Being an Open Book
I intend on covering a spread of topics on this blog, some are fun and light such as my writing or the fact I’m an utter noob at anything beauty or health related so my trials on those fronts are far more amusing as I stumble through them at 30ish. But when it comes to my mental health it is anything but light.
A large part of my journey so far and my continued journey involves understanding myself and why I am. Something I have never been good at is being open with anyone else about what I’m feeling, what I’m insecure about and voicing what is important to me. Even with my besties I struggle with being completely honest and open. I’m getting better, but it’s a journey not a hurdle.

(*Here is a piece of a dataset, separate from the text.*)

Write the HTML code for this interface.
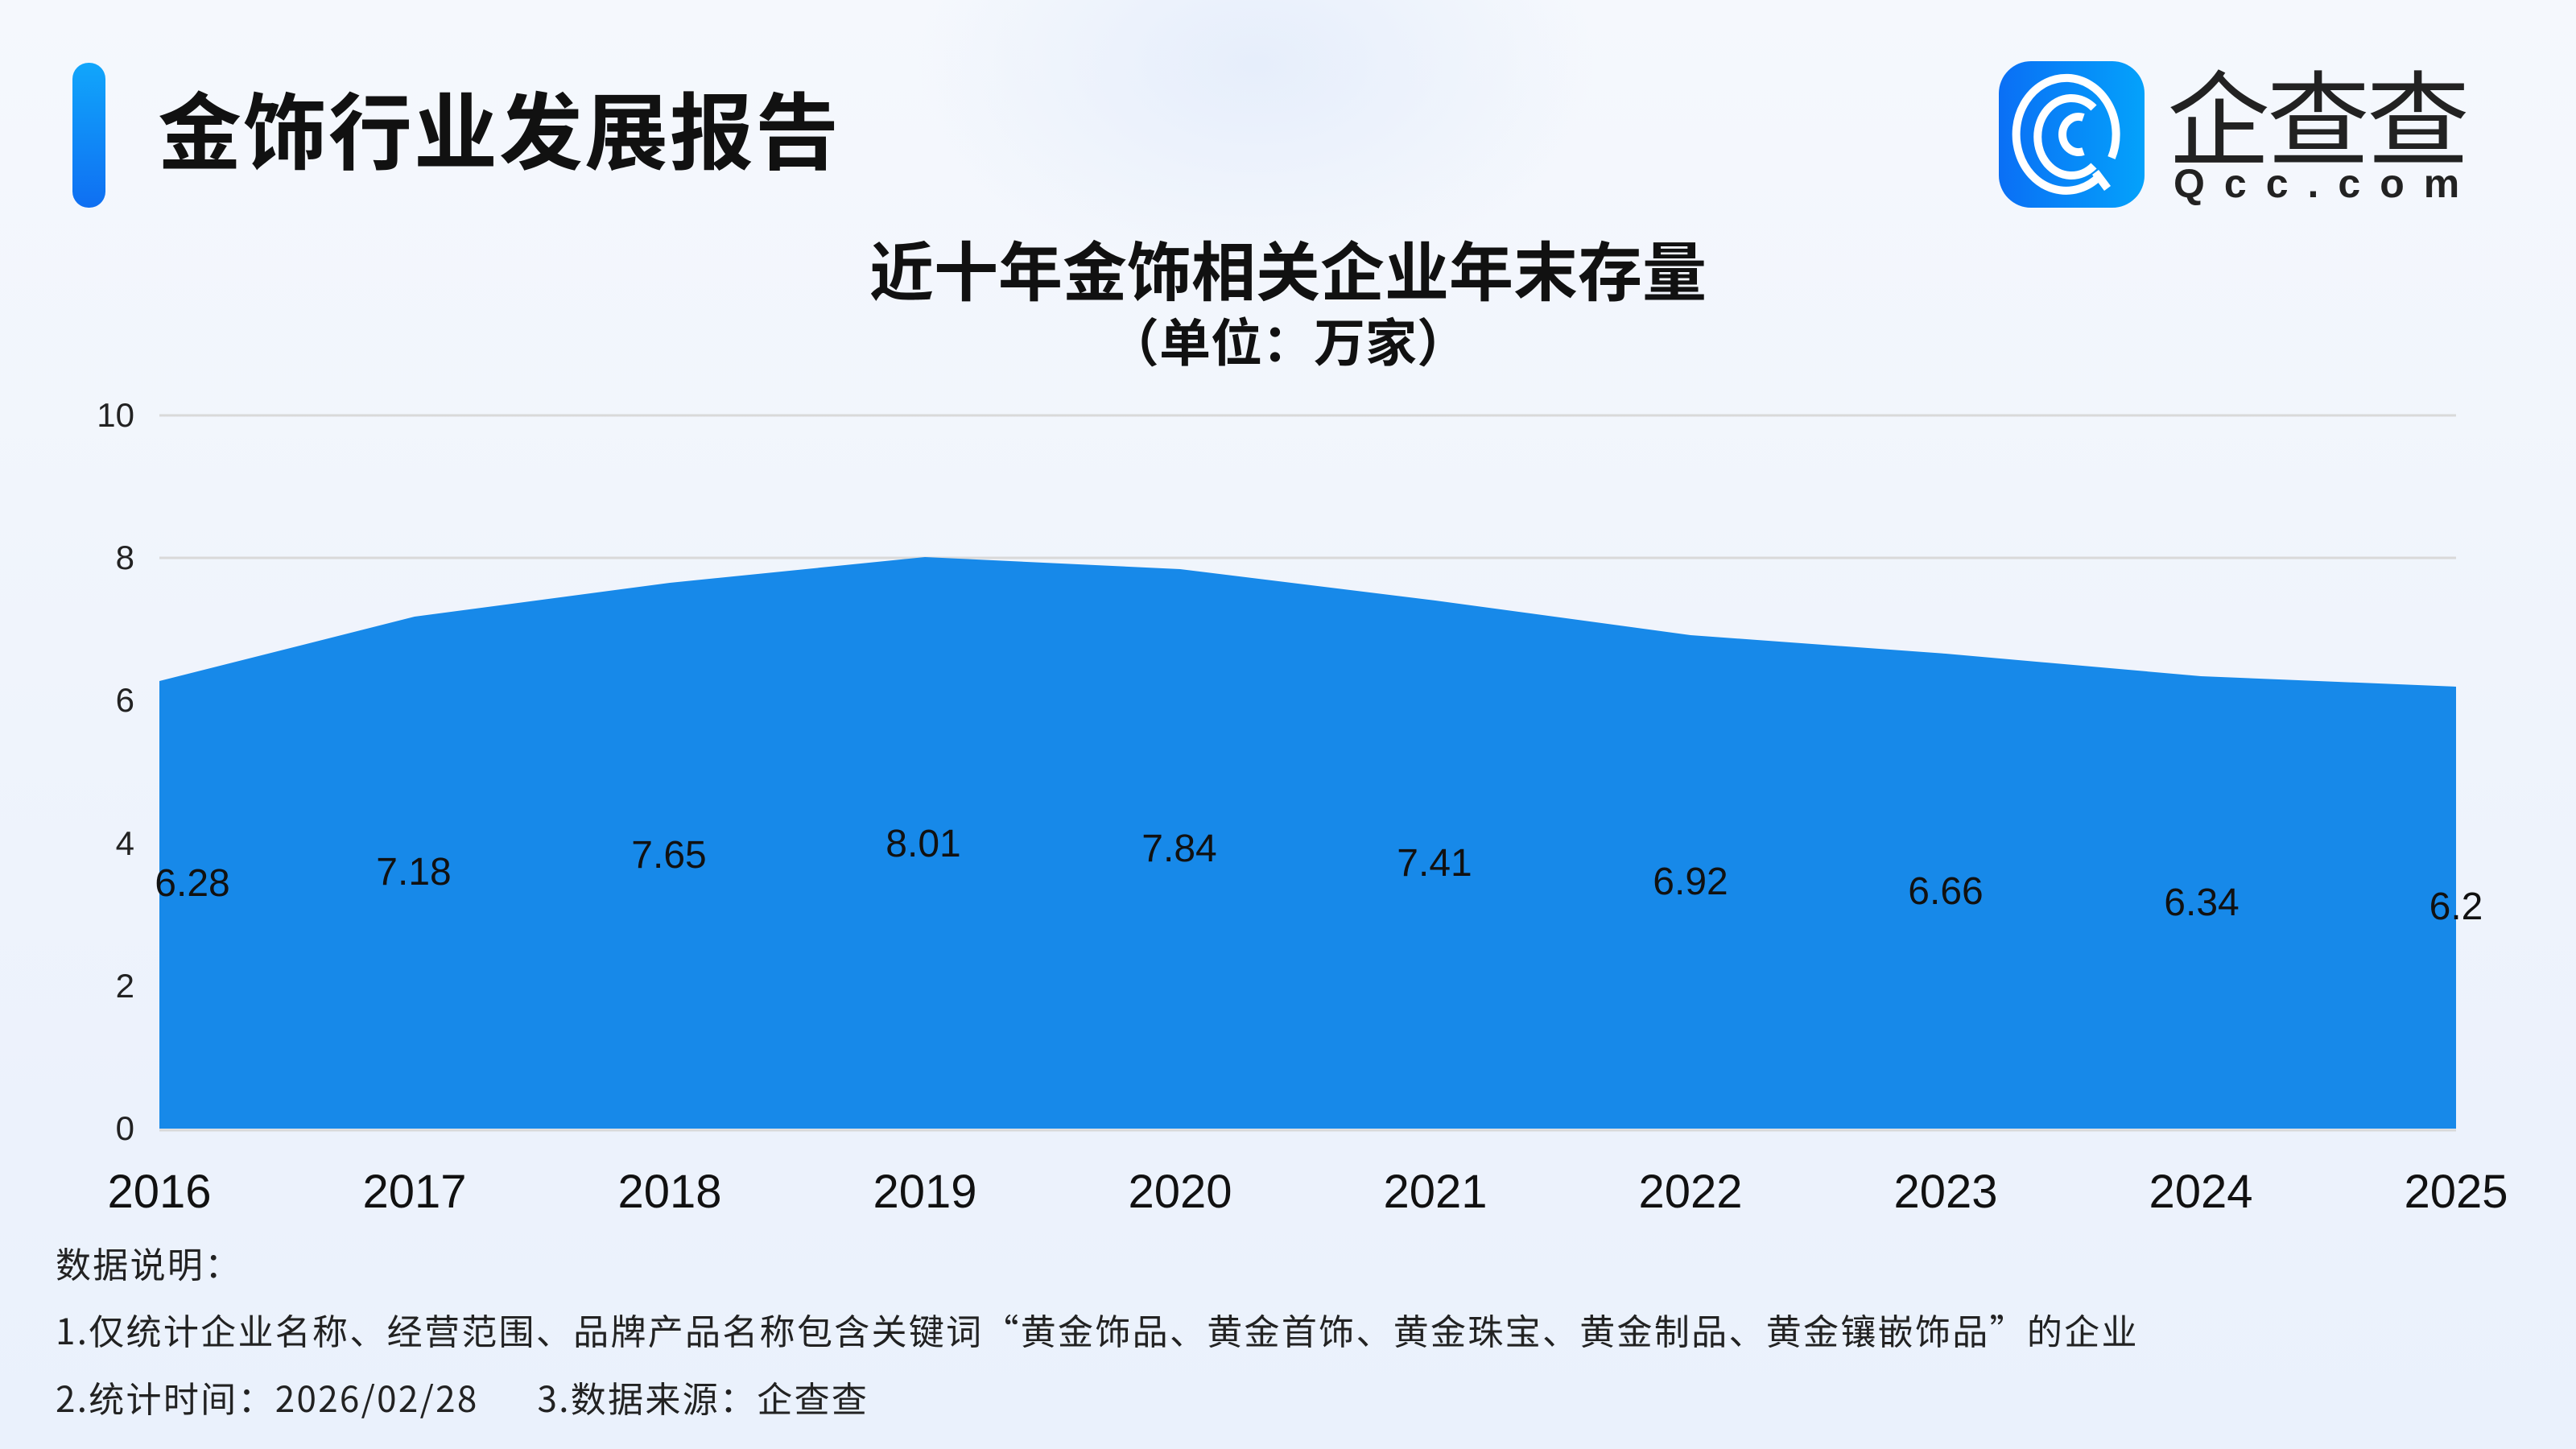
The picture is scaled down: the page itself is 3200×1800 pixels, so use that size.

This blog is a step in that direction, it’s a place for me to be completely honest about what the fuck goes on in my brain, and why my brain is the way it is. Yes, some if it is just the way I’m made, such as my ADHD and possibly my long standing depression, but a large part of it has to do with how I was raised and things that happened to me. I say that as a precursor…
I will be brutally honest about things here. my childhood wasn’t perfect, and I will be discussing things over time that will shine a harsh light on that. Some of it is directly related to my family and it is not sunshine and flowers.
As I discuss the lowpoints please do not think I hate my family or I am bitter towards them for their faults, God knows I have many of my own. For all their faults they have their strengths and have blessed me is huge ways as well. Part of my journey is realizing that no one is perfect, and everyone falls short in some way. The more I understand about a persons faults the more understanding I can be towards them. As for me it also means I can better understand how it affected and shaped the woman I am today so hopefully one day I can have a healthier mind that doesn’t let me stray to far from my prison and grow much healthier and fulfilling relationships.
Not going to lie, being honest and open is not easy for me, that’s probably why next to no one knows about this blog as of writing this. Regardless I do hope what I talk about helps someone, even if it’s just me. One day I’ll tell more about it, one day I’ll have grown enough to let more people in a little further, but this is a journey I’m still on.